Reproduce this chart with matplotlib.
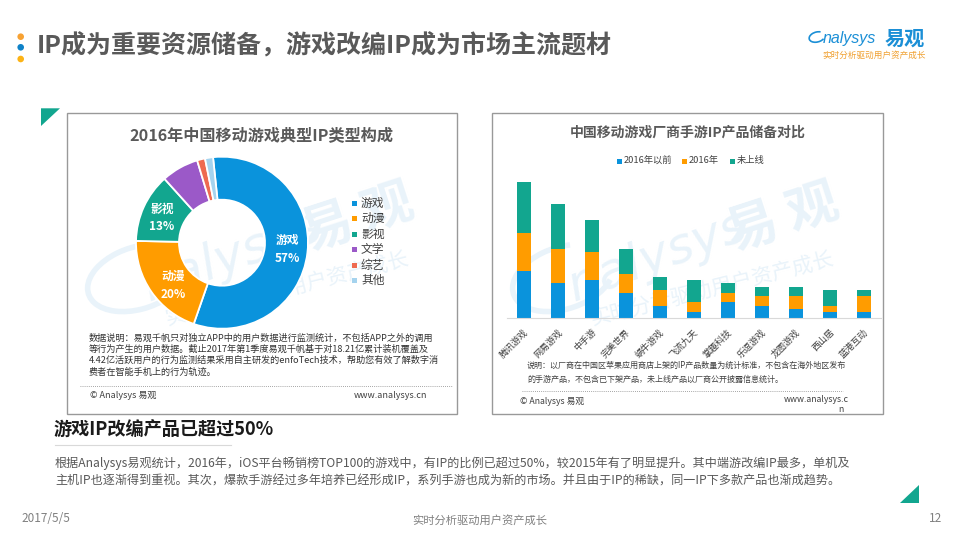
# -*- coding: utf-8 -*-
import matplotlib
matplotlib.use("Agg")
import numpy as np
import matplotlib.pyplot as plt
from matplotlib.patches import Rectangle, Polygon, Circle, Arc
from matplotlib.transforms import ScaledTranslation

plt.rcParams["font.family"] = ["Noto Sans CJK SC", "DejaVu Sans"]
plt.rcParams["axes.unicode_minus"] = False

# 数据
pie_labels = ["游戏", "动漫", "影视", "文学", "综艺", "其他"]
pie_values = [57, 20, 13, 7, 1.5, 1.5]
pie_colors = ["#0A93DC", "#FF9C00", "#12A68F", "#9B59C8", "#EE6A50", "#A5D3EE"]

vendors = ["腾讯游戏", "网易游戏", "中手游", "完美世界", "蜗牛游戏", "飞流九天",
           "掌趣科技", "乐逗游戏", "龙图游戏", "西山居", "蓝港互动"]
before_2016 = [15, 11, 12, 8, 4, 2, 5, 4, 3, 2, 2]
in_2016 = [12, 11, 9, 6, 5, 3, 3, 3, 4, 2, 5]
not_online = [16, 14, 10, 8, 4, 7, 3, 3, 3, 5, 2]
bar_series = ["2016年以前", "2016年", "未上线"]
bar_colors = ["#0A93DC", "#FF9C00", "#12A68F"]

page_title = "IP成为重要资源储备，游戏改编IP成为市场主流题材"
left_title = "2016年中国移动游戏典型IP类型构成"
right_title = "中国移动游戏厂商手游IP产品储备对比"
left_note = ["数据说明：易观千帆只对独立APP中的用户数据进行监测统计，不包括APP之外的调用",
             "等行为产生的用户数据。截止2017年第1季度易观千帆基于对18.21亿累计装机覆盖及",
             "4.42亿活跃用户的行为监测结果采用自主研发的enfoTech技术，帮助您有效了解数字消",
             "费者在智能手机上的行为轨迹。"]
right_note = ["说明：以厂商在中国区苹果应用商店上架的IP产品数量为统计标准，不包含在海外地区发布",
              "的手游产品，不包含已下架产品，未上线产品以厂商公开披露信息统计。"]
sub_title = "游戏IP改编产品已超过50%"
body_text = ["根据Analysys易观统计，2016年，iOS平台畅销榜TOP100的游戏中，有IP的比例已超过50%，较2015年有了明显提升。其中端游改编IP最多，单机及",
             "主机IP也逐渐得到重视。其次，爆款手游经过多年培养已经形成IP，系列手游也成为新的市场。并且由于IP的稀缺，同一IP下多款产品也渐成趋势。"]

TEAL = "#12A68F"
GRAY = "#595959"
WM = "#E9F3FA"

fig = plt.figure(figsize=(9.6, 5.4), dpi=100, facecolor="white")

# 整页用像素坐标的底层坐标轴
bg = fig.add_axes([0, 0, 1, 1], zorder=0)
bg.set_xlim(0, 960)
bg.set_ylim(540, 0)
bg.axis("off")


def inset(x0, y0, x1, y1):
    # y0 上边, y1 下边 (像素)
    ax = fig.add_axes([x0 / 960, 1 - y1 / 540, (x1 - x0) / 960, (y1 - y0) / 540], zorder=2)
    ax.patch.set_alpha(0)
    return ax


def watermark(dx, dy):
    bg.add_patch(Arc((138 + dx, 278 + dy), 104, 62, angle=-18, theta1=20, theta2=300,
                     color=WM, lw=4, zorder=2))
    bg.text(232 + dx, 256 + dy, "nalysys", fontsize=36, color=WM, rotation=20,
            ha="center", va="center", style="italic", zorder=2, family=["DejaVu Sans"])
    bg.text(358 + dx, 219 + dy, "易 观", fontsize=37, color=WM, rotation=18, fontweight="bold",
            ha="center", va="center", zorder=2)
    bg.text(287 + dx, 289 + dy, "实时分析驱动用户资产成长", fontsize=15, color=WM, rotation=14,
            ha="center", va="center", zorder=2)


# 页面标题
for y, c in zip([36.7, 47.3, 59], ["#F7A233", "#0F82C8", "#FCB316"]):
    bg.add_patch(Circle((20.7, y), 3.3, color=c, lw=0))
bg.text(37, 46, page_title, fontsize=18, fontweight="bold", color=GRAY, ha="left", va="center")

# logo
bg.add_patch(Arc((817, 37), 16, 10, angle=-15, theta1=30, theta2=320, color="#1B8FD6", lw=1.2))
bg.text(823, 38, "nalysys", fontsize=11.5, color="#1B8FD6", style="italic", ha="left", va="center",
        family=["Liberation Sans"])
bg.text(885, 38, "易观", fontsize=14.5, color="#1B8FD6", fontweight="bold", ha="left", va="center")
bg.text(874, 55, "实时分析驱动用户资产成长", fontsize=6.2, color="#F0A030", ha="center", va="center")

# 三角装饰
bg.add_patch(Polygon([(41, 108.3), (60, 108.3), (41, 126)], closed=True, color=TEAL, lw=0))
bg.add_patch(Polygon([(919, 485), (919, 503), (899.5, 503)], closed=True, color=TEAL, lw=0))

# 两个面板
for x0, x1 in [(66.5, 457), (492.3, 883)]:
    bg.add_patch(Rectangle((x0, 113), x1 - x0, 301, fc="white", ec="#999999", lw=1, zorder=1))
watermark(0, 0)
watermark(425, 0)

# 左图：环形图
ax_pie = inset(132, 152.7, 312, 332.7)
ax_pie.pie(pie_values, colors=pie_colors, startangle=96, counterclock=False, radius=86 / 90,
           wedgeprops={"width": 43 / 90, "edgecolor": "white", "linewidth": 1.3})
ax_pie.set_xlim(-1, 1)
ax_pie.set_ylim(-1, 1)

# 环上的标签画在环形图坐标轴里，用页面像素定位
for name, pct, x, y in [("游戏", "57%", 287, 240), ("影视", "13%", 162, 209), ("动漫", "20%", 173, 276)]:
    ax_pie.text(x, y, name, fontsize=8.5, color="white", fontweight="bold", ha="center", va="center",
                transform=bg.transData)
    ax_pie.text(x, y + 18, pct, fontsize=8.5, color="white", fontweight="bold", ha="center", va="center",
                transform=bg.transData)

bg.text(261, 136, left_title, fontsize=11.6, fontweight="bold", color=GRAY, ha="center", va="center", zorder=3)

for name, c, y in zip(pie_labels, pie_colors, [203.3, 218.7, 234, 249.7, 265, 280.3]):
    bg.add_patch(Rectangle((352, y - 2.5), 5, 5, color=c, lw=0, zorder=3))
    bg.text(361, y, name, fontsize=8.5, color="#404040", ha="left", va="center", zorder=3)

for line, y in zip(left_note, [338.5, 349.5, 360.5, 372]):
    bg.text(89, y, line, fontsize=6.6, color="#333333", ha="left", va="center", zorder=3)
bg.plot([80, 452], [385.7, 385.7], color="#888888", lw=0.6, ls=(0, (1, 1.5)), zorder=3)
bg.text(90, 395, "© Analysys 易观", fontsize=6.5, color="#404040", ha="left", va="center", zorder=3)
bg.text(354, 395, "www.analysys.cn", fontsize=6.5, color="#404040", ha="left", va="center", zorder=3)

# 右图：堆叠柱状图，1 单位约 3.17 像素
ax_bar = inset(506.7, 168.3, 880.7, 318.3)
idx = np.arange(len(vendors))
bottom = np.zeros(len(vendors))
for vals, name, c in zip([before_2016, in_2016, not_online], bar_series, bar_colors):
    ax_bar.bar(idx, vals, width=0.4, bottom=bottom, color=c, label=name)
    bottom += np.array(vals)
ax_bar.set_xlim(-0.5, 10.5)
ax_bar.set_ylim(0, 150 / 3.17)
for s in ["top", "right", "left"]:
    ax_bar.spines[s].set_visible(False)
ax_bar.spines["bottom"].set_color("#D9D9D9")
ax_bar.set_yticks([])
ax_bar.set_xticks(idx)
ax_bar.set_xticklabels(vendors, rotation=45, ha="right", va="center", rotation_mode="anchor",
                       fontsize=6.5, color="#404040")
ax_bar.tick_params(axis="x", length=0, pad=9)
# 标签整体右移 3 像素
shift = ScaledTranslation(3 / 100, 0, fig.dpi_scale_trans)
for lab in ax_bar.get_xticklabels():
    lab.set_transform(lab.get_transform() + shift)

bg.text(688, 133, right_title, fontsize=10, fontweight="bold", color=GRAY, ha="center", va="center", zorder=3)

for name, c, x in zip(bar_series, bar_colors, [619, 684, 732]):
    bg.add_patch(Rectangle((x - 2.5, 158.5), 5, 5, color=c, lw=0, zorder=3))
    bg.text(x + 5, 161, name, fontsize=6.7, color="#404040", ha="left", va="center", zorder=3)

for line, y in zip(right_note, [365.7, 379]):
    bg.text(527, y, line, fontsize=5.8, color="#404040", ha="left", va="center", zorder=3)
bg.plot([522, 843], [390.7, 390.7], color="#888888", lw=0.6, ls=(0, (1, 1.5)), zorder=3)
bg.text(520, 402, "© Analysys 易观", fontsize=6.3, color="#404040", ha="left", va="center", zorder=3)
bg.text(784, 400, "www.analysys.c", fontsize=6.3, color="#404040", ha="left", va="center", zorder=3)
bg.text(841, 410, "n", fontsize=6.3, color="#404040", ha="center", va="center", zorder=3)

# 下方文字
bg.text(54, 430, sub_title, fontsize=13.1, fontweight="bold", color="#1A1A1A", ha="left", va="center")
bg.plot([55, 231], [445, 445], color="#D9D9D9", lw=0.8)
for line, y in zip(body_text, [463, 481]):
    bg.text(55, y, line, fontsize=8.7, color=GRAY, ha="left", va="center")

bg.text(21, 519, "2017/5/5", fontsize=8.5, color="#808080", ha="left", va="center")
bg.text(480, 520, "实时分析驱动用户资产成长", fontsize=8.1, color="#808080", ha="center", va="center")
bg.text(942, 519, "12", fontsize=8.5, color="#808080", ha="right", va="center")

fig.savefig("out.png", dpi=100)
——
- Objective -
Would you reproduce the lines above, from the very first through the line containing "from matplotlib.transforms import", exactly and without the pictures?

- Response -
Reproduce this chart with matplotlib.
# -*- coding: utf-8 -*-
import matplotlib
matplotlib.use("Agg")
import numpy as np
import matplotlib.pyplot as plt
from matplotlib.patches import Rectangle, Polygon, Circle, Arc
from matplotlib.transforms import ScaledTranslation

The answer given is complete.